4. Shaping the Loaf:

  • After the initial rise, gently shape the dough into a round or oval loaf. You can use a bench scraper or your hands to create surface tension by folding the dough edges underneath.

  • Place the shaped loaf into a floured proofing basket or a bowl lined with a well-floured kitchen towel, seam-side up. Cover it and let it rise for the second time. This can take around 2-4 hours, depending on room temperature and starter activity. You'll notice the dough will rise and become slightly puffy.

5. Preheat the Oven:

  • Preheat your oven to 450°F (230°C) and place a Dutch oven or a baking pot with a lid inside to preheat as well. This will help create steam inside the pot and give the bread a better rise and crust.

6. Baking:

  • Carefully remove the preheated pot from the oven. Gently flip the risen dough onto a piece of parchment paper, so the seam side is now facing down.

  • Using a sharp knife or razor blade, score the top of the dough with a few slashes. This will help the bread expand while baking.

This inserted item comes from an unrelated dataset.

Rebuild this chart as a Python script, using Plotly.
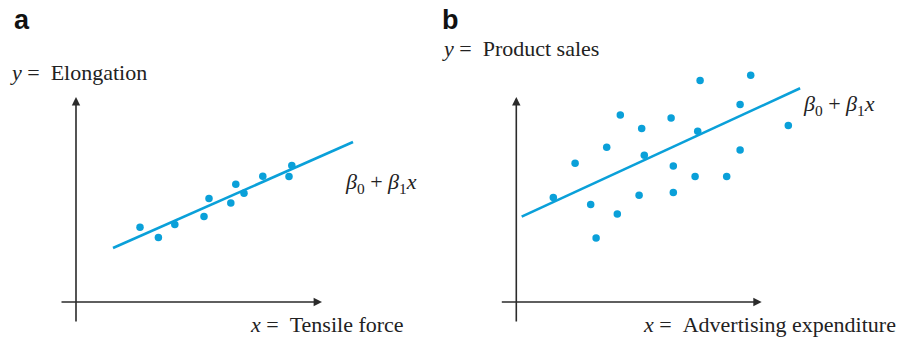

  • Transfer the parchment paper with the dough into the preheated pot, cover it with the lid, and place it back in the oven.

  • Bake covered for 20-25 minutes, then remove the lid and continue baking for an additional 20-25 minutes or until the crust turns golden brown and the loaf sounds hollow when tapped on the bottom.

  • Once baked, remove the bread from the oven and let it cool on a wire rack for at least an hour before slicing.

Enjoy your homemade sourdough bread!